▶ **The task**:
Leave out the pictures and retype only the lines from the opening line to the line that holds "var d13cTicks = [-9, -8.5, -8, -7.5, -7];", both ends included.

▶ **Collected material**:
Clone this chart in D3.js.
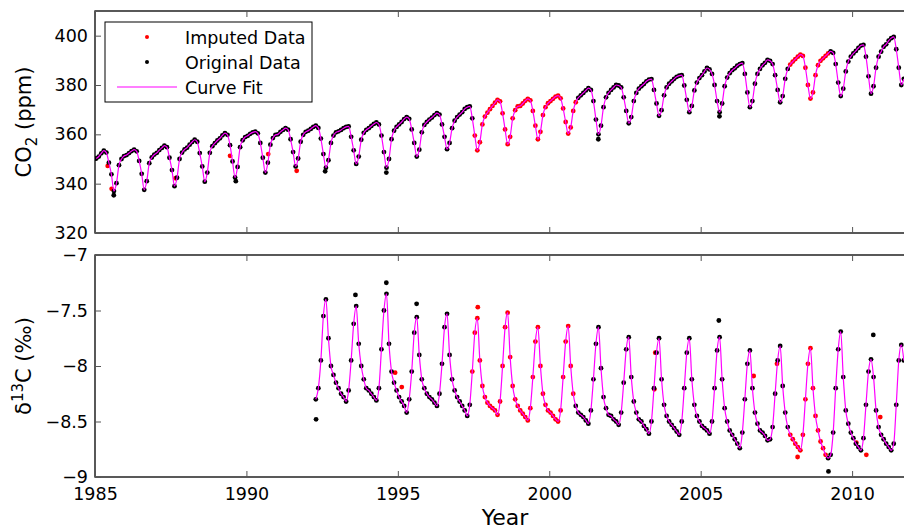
<!DOCTYPE html>
<html>
<head>
<meta charset="utf-8">
<script src="https://cdnjs.cloudflare.com/ajax/libs/d3/7.8.5/d3.min.js"></script>
<style>
  body { margin: 0; background: #fff; }
  svg { font-family: "DejaVu Sans", sans-serif; }
</style>
</head>
<body>
<script>
// Define SVG area dimensions
var svgWidth = 904;
var svgHeight = 530;

// Tick values
var yearTicks = [1985, 1990, 1995, 2000, 2005, 2010];
var co2Ticks = [320, 340, 360, 380, 400];
var d13cTicks = [-9, -8.5, -8, -7.5, -7];

// Monthly CO2 (ppm), starting Jan 1985
var co2StartYear = 1985;
var co2Values = [
  350.2, 351.0, 352.3, 353.4, 352.6, 348.5, 343.8, 337.0, 340.2, 347.5, 350.0, 351.2,
  351.6, 352.4, 353.2, 353.8, 353.1, 349.2, 344.0, 337.5, 341.0, 348.3, 350.6, 351.8,
  352.5, 353.6, 354.5, 355.4, 354.8, 350.5, 345.5, 339.0, 342.4, 350.0, 352.6, 353.9,
  354.6, 355.8, 356.9, 357.8, 357.0, 352.4, 347.0, 340.8, 344.5, 352.5, 355.2, 356.4,
  357.5, 358.4, 359.6, 360.5, 359.8, 355.6, 349.0, 342.5, 346.8, 354.8, 357.6, 358.9,
  359.4, 360.2, 360.8, 361.1, 360.4, 356.5, 350.5, 344.5, 348.5, 355.8, 358.5, 359.8,
  360.0, 361.0, 361.8, 362.5, 361.9, 358.0, 352.8, 347.0, 350.2, 357.0, 359.8, 361.0,
  361.5, 362.2, 363.0, 363.5, 362.6, 358.3, 352.0, 346.5, 349.5, 356.5, 359.5, 360.8,
  361.2, 361.8, 362.5, 363.0, 363.2, 359.0, 353.5, 348.0, 351.0, 357.8, 360.6, 361.8,
  362.5, 363.4, 364.2, 364.8, 364.0, 359.5, 352.8, 346.5, 350.0, 358.0, 361.5, 363.0,
  364.0, 365.0, 366.2, 367.0, 366.3, 362.0, 356.5, 351.0, 353.8, 360.8, 363.8, 365.0,
  366.0, 366.8, 367.8, 368.6, 368.0, 364.0, 359.0, 354.0, 356.5, 362.5, 365.5, 367.0,
  368.0, 369.0, 370.3, 371.0, 371.3, 366.5, 359.5, 353.5, 356.8, 364.0, 367.2, 368.8,
  370.2, 371.5, 372.8, 374.0, 373.4, 368.5, 362.0, 356.0, 359.0, 366.5, 369.8, 371.3,
  371.5, 372.5, 373.6, 374.4, 373.8, 369.5, 363.5, 358.0, 361.0, 367.8, 371.0, 372.6,
  373.5, 374.4, 375.3, 375.7, 374.6, 370.5, 365.0, 360.3, 362.8, 369.5, 373.0, 374.8,
  375.8, 376.8, 377.8, 378.7, 378.0, 373.5, 366.0, 360.0, 363.5, 371.0, 375.0, 376.8,
  378.0, 379.0, 380.0, 379.8, 379.0, 375.0, 369.5, 364.5, 367.0, 373.5, 376.8, 378.5,
  379.5, 380.4, 381.5, 382.2, 382.4, 378.0, 372.5, 367.5, 369.8, 375.8, 379.0, 380.5,
  381.5, 382.5, 383.3, 383.8, 384.0, 379.8, 374.0, 369.0, 371.5, 377.8, 381.0, 382.8,
  384.0, 385.5, 386.9, 386.3, 384.5, 380.0, 373.5, 369.0, 372.5, 379.5, 383.0, 384.8,
  386.0, 386.8, 387.8, 388.5, 388.9, 384.5, 377.0, 371.0, 373.5, 380.5, 384.5, 386.5,
  388.0, 389.0, 390.2, 389.8, 388.5, 384.0, 378.0, 373.0, 375.5, 382.5, 386.5, 388.3,
  389.5, 390.5, 391.5, 392.3, 391.8, 387.0, 380.0, 374.5, 377.0, 384.0, 388.0, 389.8,
  390.8, 391.8, 392.8, 393.6, 393.0, 388.5, 381.0, 375.5, 378.5, 385.5, 389.5, 391.5,
  392.8, 393.8, 395.0, 396.0, 396.3, 391.5, 383.5, 376.5, 379.5, 387.0, 391.5, 393.5,
  395.5, 396.5, 398.0, 399.0, 399.5, 394.5, 387.0, 380.0, 382.5
];
// periods filled in by imputation
var co2ImputedSpans = [[1997.5, 2000.92], [2007.9, 2009.25]];
// isolated samples: [year, ppm, imputed?]
var co2Extra = [
  [1985.42, 347.2, 1], [1985.55, 337.9, 1], [1985.62, 335.3, 0], [1987.66, 342.2, 1],
  [1989.46, 351.3, 1], [1989.65, 341.0, 0], [1990.72, 352.0, 1], [1991.66, 345.2, 1],
  [1992.6, 345.0, 0], [1994.62, 344.5, 0], [2001.62, 358.0, 0], [2005.62, 367.3, 0]
];

// Monthly delta 13C (per mil), starting Apr 1992
var d13cStartYear = 1992;
var d13cStartMonth = 3;
var d13cValues = [
  -8.30, -8.20, -7.95, -7.55, -7.40, -7.75, -8.00, -8.08, -8.15,
  -8.20, -8.25, -8.28, -8.32, -8.22, -7.95, -7.62, -7.46, -7.80, -8.00, -8.12, -8.20,
  -8.22, -8.25, -8.28, -8.31, -8.20, -7.85, -7.50, -7.35, -7.80, -8.05, -8.15, -8.22,
  -8.28, -8.32, -8.36, -8.42, -8.30, -8.05, -7.70, -7.56, -7.90, -8.12, -8.20, -8.25,
  -8.28, -8.30, -8.33, -8.36, -8.25, -7.98, -7.65, -7.53, -7.90, -8.12, -8.22, -8.28,
  -8.32, -8.36, -8.40, -8.45, -8.35, -8.05, -7.70, -7.57, -7.95, -8.18, -8.28, -8.33,
  -8.36, -8.38, -8.40, -8.44, -8.32, -8.00, -7.65, -7.52, -7.92, -8.18, -8.30, -8.36,
  -8.40, -8.43, -8.46, -8.49, -8.38, -8.10, -7.78, -7.65, -8.00, -8.25, -8.35, -8.40,
  -8.42, -8.45, -8.48, -8.50, -8.40, -8.10, -7.78, -7.64, -8.00, -8.25, -8.36, -8.42,
  -8.44, -8.46, -8.49, -8.52, -8.40, -8.12, -7.80, -7.65, -8.02, -8.28, -8.38, -8.44,
  -8.45, -8.48, -8.50, -8.53, -8.42, -8.15, -7.85, -7.74, -8.10, -8.32, -8.42, -8.48,
  -8.50, -8.54, -8.57, -8.61, -8.50, -8.20, -7.88, -7.75, -8.12, -8.35, -8.45, -8.50,
  -8.53, -8.56, -8.59, -8.62, -8.50, -8.20, -7.88, -7.75, -8.12, -8.35, -8.45, -8.50,
  -8.54, -8.56, -8.58, -8.61, -8.50, -8.20, -7.86, -7.74, -8.12, -8.38, -8.50, -8.58,
  -8.62, -8.66, -8.70, -8.74, -8.60, -8.30, -7.98, -7.86, -8.20, -8.42, -8.52, -8.58,
  -8.60, -8.63, -8.67, -8.66, -8.55, -8.25, -7.95, -7.82, -8.18, -8.42, -8.55, -8.62,
  -8.66, -8.70, -8.73, -8.76, -8.62, -8.30, -7.98, -7.84, -8.20, -8.45, -8.58, -8.68,
  -8.74, -8.80, -8.83, -8.80, -8.60, -8.20, -7.85, -7.69, -8.10, -8.40, -8.52, -8.60,
  -8.65, -8.70, -8.73, -8.76, -8.65, -8.35, -8.05, -7.94, -8.10, -8.40, -8.55, -8.62,
  -8.66, -8.70, -8.73, -8.76, -8.70, -8.35, -7.95, -7.81, -7.95
];
var d13cImputedSpans = [[1997.42, 2000.85], [2007.95, 2009.15]];
var d13cExtra = [
  [1992.3, -8.48, 0], [1993.6, -7.36, 0], [1994.62, -7.25, 0], [1994.91, -8.06, 1],
  [1995.13, -8.19, 1], [1995.62, -7.44, 0], [1997.64, -7.47, 1], [2003.47, -8.21, 1],
  [2003.5, -7.88, 1], [2006.75, -8.09, 1], [2005.6, -7.59, 0], [2007.52, -7.98, 1],
  [2008.2, -8.82, 1], [2009.22, -8.95, 0], [2010.14, -8.69, 1], [2010.47, -8.8, 1],
  [2010.7, -7.72, 0], [2010.93, -8.46, 1]
];

// Build point lists from the monthly arrays
function inSpans(t, spans) {
  return spans.some(s => t >= s[0] && t <= s[1]);
}
var co2Data = co2Values.map((v, i) => {
  var t = co2StartYear + (i + 0.5) / 12;
  return { t: t, v: v, imp: inSpans(t, co2ImputedSpans) };
});
var d13cData = d13cValues.map((v, i) => {
  var t = d13cStartYear + (d13cStartMonth + i + 0.5) / 12;
  return { t: t, v: v, imp: inSpans(t, d13cImputedSpans) };
});

var svg = d3.select("body")
  .append("svg")
  .attr("width", svgWidth)
  .attr("height", svgHeight);

// Shared x scale, the right edge of the axes runs just past the picture
var xScale = d3.scaleLinear()
  .domain([1985, 2011.78])
  .range([95, 906]);

var panels = [
  { top: 11, bottom: 233, domain: [320, 410], ticks: co2Ticks, data: co2Data, extra: co2Extra, labels: false },
  { top: 255, bottom: 477, domain: [-9, -7], ticks: d13cTicks, data: d13cData, extra: d13cExtra, labels: true }
];

panels.forEach((p, k) => {
  var y = d3.scaleLinear().domain(p.domain).range([p.bottom, p.top]);
  var g = svg.append("g");

  svg.append("clipPath").attr("id", "clip" + k)
    .append("rect")
    .attr("x", xScale.range()[0]).attr("y", p.top)
    .attr("width", xScale.range()[1] - xScale.range()[0])
    .attr("height", p.bottom - p.top);

  var plot = g.append("g").attr("clip-path", `url(#clip${k})`);

  var pts = p.data.map(d => [d.t, d.v, d.imp ? 1 : 0])
    .concat(p.extra);

  // imputed first, original over it, then the fit
  plot.selectAll("circle.imp")
    .data(pts.filter(d => d[2] === 1))
    .enter().append("circle")
    .attr("cx", d => xScale(d[0]))
    .attr("cy", d => y(d[1]))
    .attr("r", 2.4)
    .attr("fill", "#ff0000");

  plot.selectAll("circle.orig")
    .data(pts.filter(d => d[2] === 0))
    .enter().append("circle")
    .attr("cx", d => xScale(d[0]))
    .attr("cy", d => y(d[1]))
    .attr("r", 2.4)
    .attr("fill", "#000");

  var line = d3.line()
    .x(d => xScale(d.t))
    .y(d => y(d.v))
    .curve(d3.curveMonotoneX);

  plot.append("path")
    .attr("d", line(p.data))
    .attr("fill", "none")
    .attr("stroke", "#ff00ff")
    .attr("stroke-width", 1.2);

  // box
  g.append("rect")
    .attr("x", xScale.range()[0]).attr("y", p.top)
    .attr("width", xScale.range()[1] - xScale.range()[0])
    .attr("height", p.bottom - p.top)
    .attr("fill", "none")
    .attr("stroke", "#000")
    .attr("stroke-width", 1.3);

  // axes with inward ticks
  var left = g.append("g")
    .attr("transform", `translate(${xScale.range()[0]},0)`)
    .call(d3.axisLeft(y).tickValues(p.ticks).tickSize(-6).tickSizeOuter(0)
      .tickPadding(7).tickFormat(d3.format("~g")));

  var bottom = g.append("g")
    .attr("transform", `translate(0,${p.bottom})`)
    .call(d3.axisBottom(xScale).tickValues(yearTicks).tickSize(-6).tickSizeOuter(0)
      .tickPadding(11).tickFormat(p.labels ? d3.format("d") : ""));

  var topAx = g.append("g")
    .attr("transform", `translate(0,${p.top})`)
    .call(d3.axisTop(xScale).tickValues(yearTicks).tickSize(-6).tickSizeOuter(0)
      .tickFormat(""));

  [left, bottom, topAx].forEach(a => {
    a.select(".domain").remove();
    a.selectAll(".tick line").attr("stroke", "#555");
    a.selectAll("text")
      .attr("fill", "#000")
      .style("font-family", "DejaVu Sans, sans-serif")
      .style("font-size", "17.5px");
  });
});

// Axis labels
var co2Label = svg.append("text")
  .attr("transform", "translate(31,122) rotate(-90)")
  .attr("text-anchor", "middle")
  .style("font-size", "21px");
co2Label.append("tspan").text("CO");
co2Label.append("tspan").text("2").attr("dy", 6).style("font-size", "15px");
co2Label.append("tspan").text(" (ppm)").attr("dy", -6);

var d13cLabel = svg.append("text")
  .attr("transform", "translate(31,366) rotate(-90)")
  .attr("text-anchor", "middle")
  .style("font-size", "21px");
d13cLabel.append("tspan").text("δ");
d13cLabel.append("tspan").text("13").attr("dy", -8).style("font-size", "15px");
d13cLabel.append("tspan").text("C (‰)").attr("dy", 8);

svg.append("text")
  .attr("x", 505)
  .attr("y", 525)
  .attr("text-anchor", "middle")
  .style("font-size", "22px")
  .text("Year");

// Legend
var legend = svg.append("g");
legend.append("rect")
  .attr("x", 105).attr("y", 22)
  .attr("width", 207).attr("height", 80)
  .attr("fill", "#fff")
  .attr("stroke", "#000")
  .attr("stroke-width", 1);

var legendItems = ["Imputed Data", "Original Data", "Curve Fit"];
legendItems.forEach((name, i) => {
  var ly = 37 + i * 25;
  if (i < 2) {
    legend.append("circle")
      .attr("cx", 147).attr("cy", ly).attr("r", 2)
      .attr("fill", i === 0 ? "#ff0000" : "#000");
  } else {
    legend.append("line")
      .attr("x1", 117).attr("x2", 177)
      .attr("y1", ly).attr("y2", ly)
      .attr("stroke", "#ff00ff")
      .attr("stroke-width", 1.2);
  }
  legend.append("text")
    .attr("x", 185)
    .attr("y", ly + 6.5)
    .style("font-size", "17.5px")
    .text(name);
});
</script>
</body>
</html>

▶ **Answer to the task**:
Clone this chart in D3.js.
<!DOCTYPE html>
<html>
<head>
<meta charset="utf-8">
<script src="https://cdnjs.cloudflare.com/ajax/libs/d3/7.8.5/d3.min.js"></script>
<style>
  body { margin: 0; background: #fff; }
  svg { font-family: "DejaVu Sans", sans-serif; }
</style>
</head>
<body>
<script>
// Define SVG area dimensions
var svgWidth = 904;
var svgHeight = 530;

// Tick values
var yearTicks = [1985, 1990, 1995, 2000, 2005, 2010];
var co2Ticks = [320, 340, 360, 380, 400];
var d13cTicks = [-9, -8.5, -8, -7.5, -7];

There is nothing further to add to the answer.